Character Flaws (Of Mine)
I’ll warn you now, this week’s thoughts are frazzled.
You see, I’m working on a novel, and as this is my debut long-form writing project, I’ve been giving myself a lot of grace. Namely, in writing a main character who is basically a version of me. We’ll work towards more of a stretching personality switch in the future, but I’m learning that writing what you know is actually quite challenging enough for now.
Recently, I decided to treat myself to a MasterClass subscription to further my education. Now, I was already a good way through penning Mila into existence when I began to study Margaret Atwood’s course on creative writing. The literary crone (whose pen has brought her to incredulous levels of success) quickly forced me to confront a deep error I’d been making in developing this my protagonist. I realized, now with educated disgust, that I had been creating her to be everything perfect that I myself longed to be. She was me, as I hoped others would see me, all beauty and brains and kindness, a secretly super cool hot-girl whose quiet nature causes people to wrongfully underestimate her constantly. She was your perfect friend, perfect sister, perfect student, and perfect girlfriend, and naturally the victim of everything wrong that had ever happened to her. She was a very bad, tired, perfect archetype.
That is, until I heard Professor Atwood share her thoughts on perfect characters. And while the realization that Mila needed flaws led me down a regretfully rather untraveled path, scanning and probing my own, what really gripped me was the realization that though we shy away from shining the spotlight on them, our faults are actually what make each of us very interesting people.

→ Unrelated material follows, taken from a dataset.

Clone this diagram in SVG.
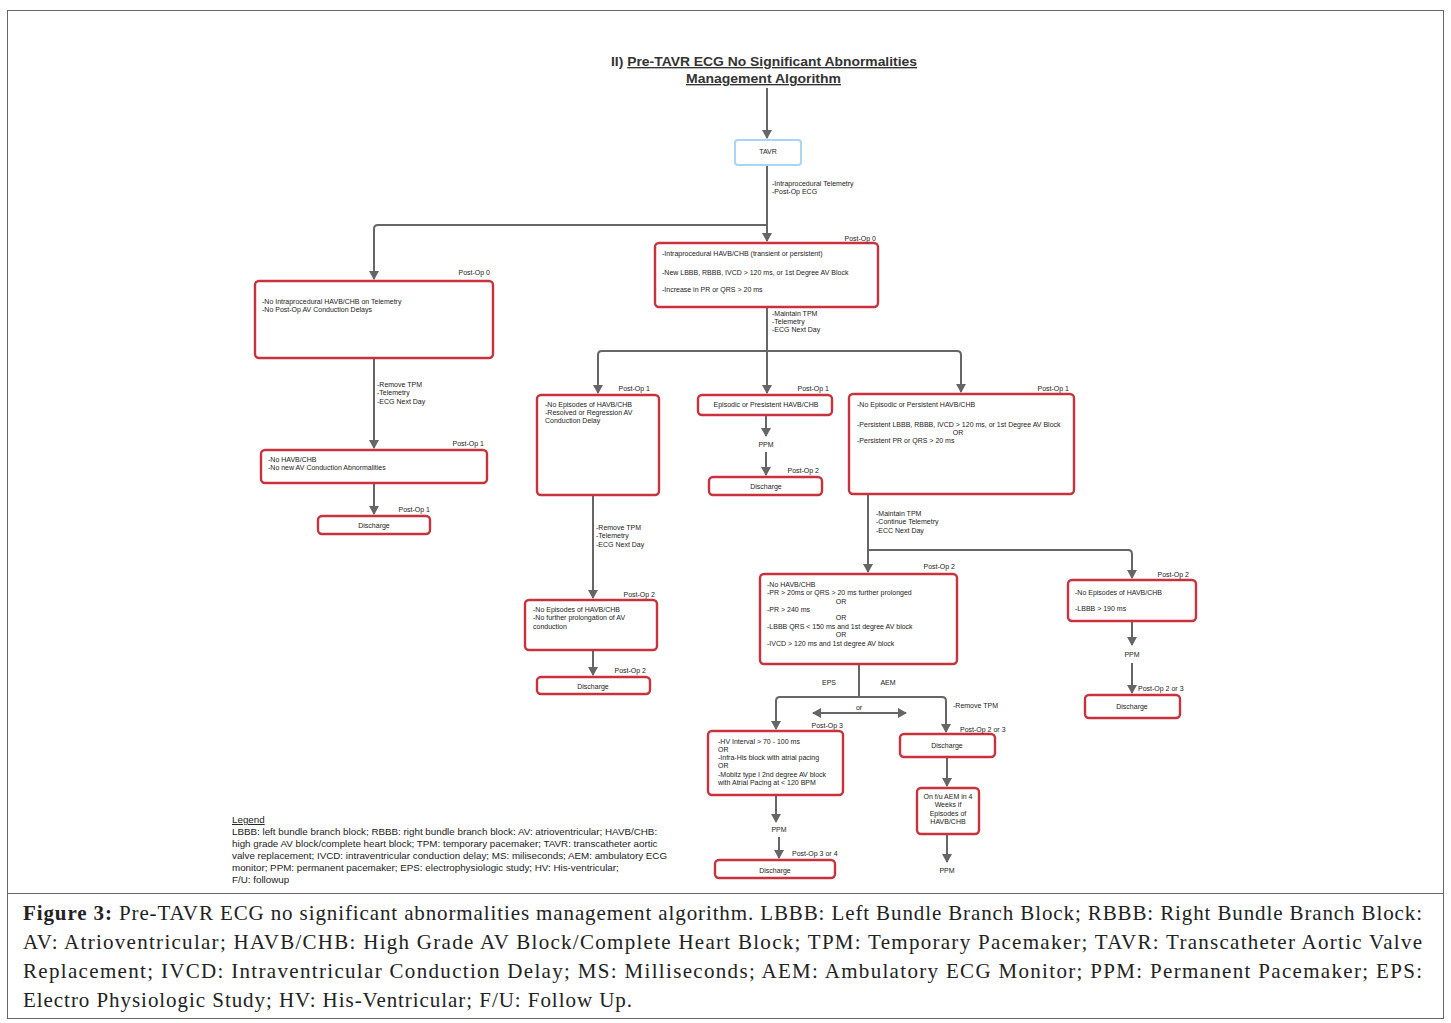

But that’s not all there is to the equation, of course, because characters don’t exist in an empty void. No, they exist within a story. A story requires movement from one point to another, which requires some element of time, and as per the definition of anything living, naturally, time begets growth. So let’s add the flaws of the character to the opportunity for growth the story affords them, and this is where it gets good. A character too stagnantly flawed is almost as uninteresting as one too perfectly pristine…but someone who follows falling with floundering and failing with flailing is someone we want to watch. Why? Because they’re using their timeline to try, to reach out for growth.
I suspect this is simply one of many learning moments I’ll muddle through in this journey of writing my first novel. Creating an environment in which Mila could struggle would be key to the storyline, and for this she would need appropriate obstacles from within herself. From this point on, I can promise that my characters will have flaws, both obvious and discreet. They will hurt people (even Mila!), and there will be apologies given and apologies owed. Certainly, there will be growth to be grown.
The lessons between the pages of my novel are already bleeding into my life, and I am grateful to Ms. Atwood for leading this horse to water. Though the story has a long way to go, I look forward to continuing to share pieces of the progress with you here, so we can grow together.